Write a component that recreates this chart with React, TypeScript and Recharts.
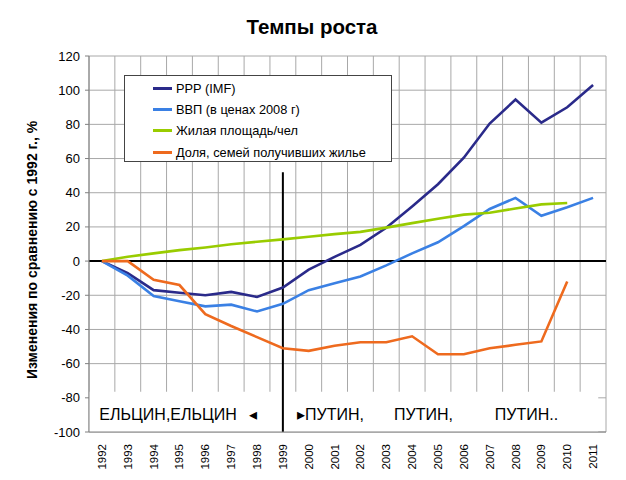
import React from 'react';
import {
  LineChart,
  Line,
  XAxis,
  YAxis,
  CartesianGrid,
  ReferenceLine,
  ReferenceArea,
  ReferenceDot,
  Legend,
} from 'recharts';

const years = [1992, 1993, 1994, 1995, 1996, 1997, 1998, 1999, 2000, 2001, 2002, 2003, 2004, 2005, 2006, 2007, 2008, 2009, 2010, 2011];
const ppp = [0, -7, -17, -18.5, -20, -18, -21, -15.5, -5, 2.5, 9.5, 19.5, 32, 45, 60.5, 80.5, 94.5, 81, 90, 103];
const gdp = [0, -8.5, -20.5, -23.5, -26.5, -25.5, -29.5, -25, -17, -13, -9, -2.5, 4.5, 11, 20.5, 30.5, 37, 26.5, 31.5, 37];
const housing = [0, 2.5, 4.5, 6.4, 8, 9.9, 11.3, 12.7, 14.2, 15.8, 17.1, 19.6, 22.2, 24.8, 27.2, 28.3, 30.8, 33.2, 34, null];
const share = [0, 0, -11, -14, -31, -38, -44.5, -51, -52.5, -49.5, -47.5, -47.5, -44, -54.5, -54.5, -51, -49, -47, -12, null];

const yTicks = [-100, -80, -60, -40, -20, 0, 20, 40, 60, 80, 100, 120];
const gridTicks = [1991.5, 1992.5, 1993.5, 1994.5, 1995.5, 1996.5, 1997.5, 1998.5, 1999.5, 2000.5, 2001.5, 2002.5, 2003.5, 2004.5, 2005.5, 2006.5, 2007.5, 2008.5, 2009.5, 2010.5, 2011.5];

const seriesNames = ['PPP (IMF)', 'ВВП (в ценах 2008 г)', 'Жилая площадь/чел', 'Доля, семей получивших жилье'];
const seriesKeys = ['ppp', 'gdp', 'housing', 'share'];
const seriesColors = ['#2A2A8A', '#3A80E4', '#99CC00', '#EE6A1E'];

const data = years.map((year, i) => ({
  year,
  ppp: ppp[i],
  gdp: gdp[i],
  housing: housing[i],
  share: share[i],
}));

const FONT = '"Liberation Sans", Arial, sans-serif';

const XTick = (props: any) => {
  const { x, y, payload } = props;
  return (
    <text
      x={x}
      y={y}
      transform={`rotate(-90 ${x} ${y})`}
      textAnchor="end"
      dominantBaseline="central"
      fontSize={11.5}
      fontFamily={FONT}
      fill="#000"
    >
      {payload.value}
    </text>
  );
};

const EmptyTick = () => <g />;

const YTick = (props: any) => {
  const { x, y, payload } = props;
  return (
    <text x={x} y={y} textAnchor="end" dominantBaseline="central" fontSize={13} fontFamily={FONT} fill="#000">
      {payload.value}
    </text>
  );
};

const YLabel = () => (
  <text
    x={37}
    y={250}
    transform="rotate(-90 37 250)"
    textAnchor="middle"
    fontSize={14}
    fontWeight="bold"
    fontFamily={FONT}
    fill="#000"
  >
    Изменения по сравнению с 1992 г., %
  </text>
);

const LegendBox = () => (
  <div
    style={{
      border: '1px solid #444',
      background: '#fff',
      width: 266,
      height: 83,
      paddingTop: 1.5,
      boxSizing: 'content-box',
      fontFamily: FONT,
      fontSize: 12.8,
      color: '#000',
    }}
  >
    {seriesNames.map((name, i) => (
      <div key={name} style={{ display: 'flex', alignItems: 'center', height: 21.3 }}>
        <div style={{ marginLeft: 28, width: 19, height: 3, background: seriesColors[i] }} />
        <span style={{ marginLeft: 4, whiteSpace: 'nowrap' }}>{name}</span>
      </div>
    ))}
  </div>
);

const textShape = (label: string) => (props: any) => (
  <text x={props.cx} y={props.cy} fontSize={16} fontFamily={FONT} fill="#000">
    {label}
  </text>
);

export default function App() {
  return (
    <div style={{ position: 'absolute', left: 0, top: 0, width: 626, height: 480, background: '#fff' }}>
      <div
        style={{
          position: 'absolute',
          left: 0,
          top: 17,
          width: 624,
          textAlign: 'center',
          fontFamily: FONT,
          fontWeight: 'bold',
          fontSize: 20.5,
          lineHeight: '20px',
          color: '#000',
        }}
      >
        Темпы роста
      </div>
      <LineChart width={626} height={480} data={data} margin={{ top: 56, right: 20, bottom: 0, left: 0 }}>
        <XAxis
          xAxisId="grid"
          type="number"
          dataKey="year"
          domain={[1991.5, 2011.5]}
          ticks={gridTicks}
          interval={0}
          height={0}
          axisLine={false}
          tick={<EmptyTick />}
          tickLine={{ stroke: '#808080' }}
          tickSize={5}
          allowDataOverflow
        />
        <XAxis
          type="number"
          dataKey="year"
          domain={[1991.5, 2011.5]}
          ticks={years}
          interval={0}
          height={48}
          axisLine={{ stroke: '#808080' }}
          tickLine={false}
          tickSize={0}
          tickMargin={12}
          tick={<XTick />}
          allowDataOverflow
        />
        <YAxis
          type="number"
          domain={[-100, 120]}
          ticks={yTicks}
          interval={0}
          width={89}
          axisLine={{ stroke: '#808080' }}
          tickLine={{ stroke: '#808080' }}
          tickSize={4}
          tickMargin={5}
          tick={<YTick />}
          label={{ content: <YLabel /> }}
        />
        <CartesianGrid xAxisId="grid" stroke="#a8a8a8" strokeWidth={1} />
        <ReferenceArea x1={1991.5} x2={2011.2} y1={-100} y2={-76.5} fill="#fff" fillOpacity={1} stroke="none" />
        <ReferenceLine y={0} stroke="#000" strokeWidth={2} />
        <ReferenceLine
          segment={[
            { x: 1999, y: 52 },
            { x: 1999, y: -100 },
          ]}
          stroke="#000"
          strokeWidth={2}
        />
        {seriesKeys.map((key, i) => (
          <Line
            key={key}
            type="linear"
            dataKey={key}
            name={seriesNames[i]}
            stroke={seriesColors[i]}
            strokeWidth={2.6}
            dot={false}
            activeDot={false}
            isAnimationActive={false}
            connectNulls={false}
          />
        ))}
        <ReferenceDot x={1991.9} y={-93} r={0} shape={textShape('ЕЛЬЦИН,ЕЛЬЦИН')} />
        <ReferenceDot x={1997.7} y={-93} r={0} shape={textShape('◂')} />
        <ReferenceDot x={1999.55} y={-93} r={0} shape={textShape('▸ПУТИН,')} />
        <ReferenceDot x={2003.3} y={-93} r={0} shape={textShape('ПУТИН,')} />
        <ReferenceDot x={2007.2} y={-93} r={0} shape={textShape('ПУТИН..')} />
        <Legend
          layout="vertical"
          align="center"
          verticalAlign="middle"
          content={<LegendBox />}
          wrapperStyle={{ position: 'absolute', left: 124, top: 75, width: 268, height: 85 }}
        />
      </LineChart>
    </div>
  );
}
- - -
* Written request
Every line above should be returned word for word, with the pictures left behind.

* Full solution
Write a component that recreates this chart with React, TypeScript and Recharts.
import React from 'react';
import {
  LineChart,
  Line,
  XAxis,
  YAxis,
  CartesianGrid,
  ReferenceLine,
  ReferenceArea,
  ReferenceDot,
  Legend,
} from 'recharts';

const years = [1992, 1993, 1994, 1995, 1996, 1997, 1998, 1999, 2000, 2001, 2002, 2003, 2004, 2005, 2006, 2007, 2008, 2009, 2010, 2011];
const ppp = [0, -7, -17, -18.5, -20, -18, -21, -15.5, -5, 2.5, 9.5, 19.5, 32, 45, 60.5, 80.5, 94.5, 81, 90, 103];
const gdp = [0, -8.5, -20.5, -23.5, -26.5, -25.5, -29.5, -25, -17, -13, -9, -2.5, 4.5, 11, 20.5, 30.5, 37, 26.5, 31.5, 37];
const housing = [0, 2.5, 4.5, 6.4, 8, 9.9, 11.3, 12.7, 14.2, 15.8, 17.1, 19.6, 22.2, 24.8, 27.2, 28.3, 30.8, 33.2, 34, null];
const share = [0, 0, -11, -14, -31, -38, -44.5, -51, -52.5, -49.5, -47.5, -47.5, -44, -54.5, -54.5, -51, -49, -47, -12, null];

const yTicks = [-100, -80, -60, -40, -20, 0, 20, 40, 60, 80, 100, 120];
const gridTicks = [1991.5, 1992.5, 1993.5, 1994.5, 1995.5, 1996.5, 1997.5, 1998.5, 1999.5, 2000.5, 2001.5, 2002.5, 2003.5, 2004.5, 2005.5, 2006.5, 2007.5, 2008.5, 2009.5, 2010.5, 2011.5];

const seriesNames = ['PPP (IMF)', 'ВВП (в ценах 2008 г)', 'Жилая площадь/чел', 'Доля, семей получивших жилье'];
const seriesKeys = ['ppp', 'gdp', 'housing', 'share'];
const seriesColors = ['#2A2A8A', '#3A80E4', '#99CC00', '#EE6A1E'];

const data = years.map((year, i) => ({
  year,
  ppp: ppp[i],
  gdp: gdp[i],
  housing: housing[i],
  share: share[i],
}));

const FONT = '"Liberation Sans", Arial, sans-serif';

const XTick = (props: any) => {
  const { x, y, payload } = props;
  return (
    <text
      x={x}
      y={y}
      transform={`rotate(-90 ${x} ${y})`}
      textAnchor="end"
      dominantBaseline="central"
      fontSize={11.5}
      fontFamily={FONT}
      fill="#000"
    >
      {payload.value}
    </text>
  );
};

const EmptyTick = () => <g />;

const YTick = (props: any) => {
  const { x, y, payload } = props;
  return (
    <text x={x} y={y} textAnchor="end" dominantBaseline="central" fontSize={13} fontFamily={FONT} fill="#000">
      {payload.value}
    </text>
  );
};

const YLabel = () => (
  <text
    x={37}
    y={250}
    transform="rotate(-90 37 250)"
    textAnchor="middle"
    fontSize={14}
    fontWeight="bold"
    fontFamily={FONT}
    fill="#000"
  >
    Изменения по сравнению с 1992 г., %
  </text>
);

const LegendBox = () => (
  <div
    style={{
      border: '1px solid #444',
      background: '#fff',
      width: 266,
      height: 83,
      paddingTop: 1.5,
      boxSizing: 'content-box',
      fontFamily: FONT,
      fontSize: 12.8,
      color: '#000',
    }}
  >
    {seriesNames.map((name, i) => (
      <div key={name} style={{ display: 'flex', alignItems: 'center', height: 21.3 }}>
        <div style={{ marginLeft: 28, width: 19, height: 3, background: seriesColors[i] }} />
        <span style={{ marginLeft: 4, whiteSpace: 'nowrap' }}>{name}</span>
      </div>
    ))}
  </div>
);

const textShape = (label: string) => (props: any) => (
  <text x={props.cx} y={props.cy} fontSize={16} fontFamily={FONT} fill="#000">
    {label}
  </text>
);

export default function App() {
  return (
    <div style={{ position: 'absolute', left: 0, top: 0, width: 626, height: 480, background: '#fff' }}>
      <div
        style={{
          position: 'absolute',
          left: 0,
          top: 17,
          width: 624,
          textAlign: 'center',
          fontFamily: FONT,
          fontWeight: 'bold',
          fontSize: 20.5,
          lineHeight: '20px',
          color: '#000',
        }}
      >
        Темпы роста
      </div>
      <LineChart width={626} height={480} data={data} margin={{ top: 56, right: 20, bottom: 0, left: 0 }}>
        <XAxis
          xAxisId="grid"
          type="number"
          dataKey="year"
          domain={[1991.5, 2011.5]}
          ticks={gridTicks}
          interval={0}
          height={0}
          axisLine={false}
          tick={<EmptyTick />}
          tickLine={{ stroke: '#808080' }}
          tickSize={5}
          allowDataOverflow
        />
        <XAxis
          type="number"
          dataKey="year"
          domain={[1991.5, 2011.5]}
          ticks={years}
          interval={0}
          height={48}
          axisLine={{ stroke: '#808080' }}
          tickLine={false}
          tickSize={0}
          tickMargin={12}
          tick={<XTick />}
          allowDataOverflow
        />
        <YAxis
          type="number"
          domain={[-100, 120]}
          ticks={yTicks}
          interval={0}
          width={89}
          axisLine={{ stroke: '#808080' }}
          tickLine={{ stroke: '#808080' }}
          tickSize={4}
          tickMargin={5}
          tick={<YTick />}
          label={{ content: <YLabel /> }}
        />
        <CartesianGrid xAxisId="grid" stroke="#a8a8a8" strokeWidth={1} />
        <ReferenceArea x1={1991.5} x2={2011.2} y1={-100} y2={-76.5} fill="#fff" fillOpacity={1} stroke="none" />
        <ReferenceLine y={0} stroke="#000" strokeWidth={2} />
        <ReferenceLine
          segment={[
            { x: 1999, y: 52 },
            { x: 1999, y: -100 },
          ]}
          stroke="#000"
          strokeWidth={2}
        />
        {seriesKeys.map((key, i) => (
          <Line
            key={key}
            type="linear"
            dataKey={key}
            name={seriesNames[i]}
            stroke={seriesColors[i]}
            strokeWidth={2.6}
            dot={false}
            activeDot={false}
            isAnimationActive={false}
            connectNulls={false}
          />
        ))}
        <ReferenceDot x={1991.9} y={-93} r={0} shape={textShape('ЕЛЬЦИН,ЕЛЬЦИН')} />
        <ReferenceDot x={1997.7} y={-93} r={0} shape={textShape('◂')} />
        <ReferenceDot x={1999.55} y={-93} r={0} shape={textShape('▸ПУТИН,')} />
        <ReferenceDot x={2003.3} y={-93} r={0} shape={textShape('ПУТИН,')} />
        <ReferenceDot x={2007.2} y={-93} r={0} shape={textShape('ПУТИН..')} />
        <Legend
          layout="vertical"
          align="center"
          verticalAlign="middle"
          content={<LegendBox />}
          wrapperStyle={{ position: 'absolute', left: 124, top: 75, width: 268, height: 85 }}
        />
      </LineChart>
    </div>
  );
}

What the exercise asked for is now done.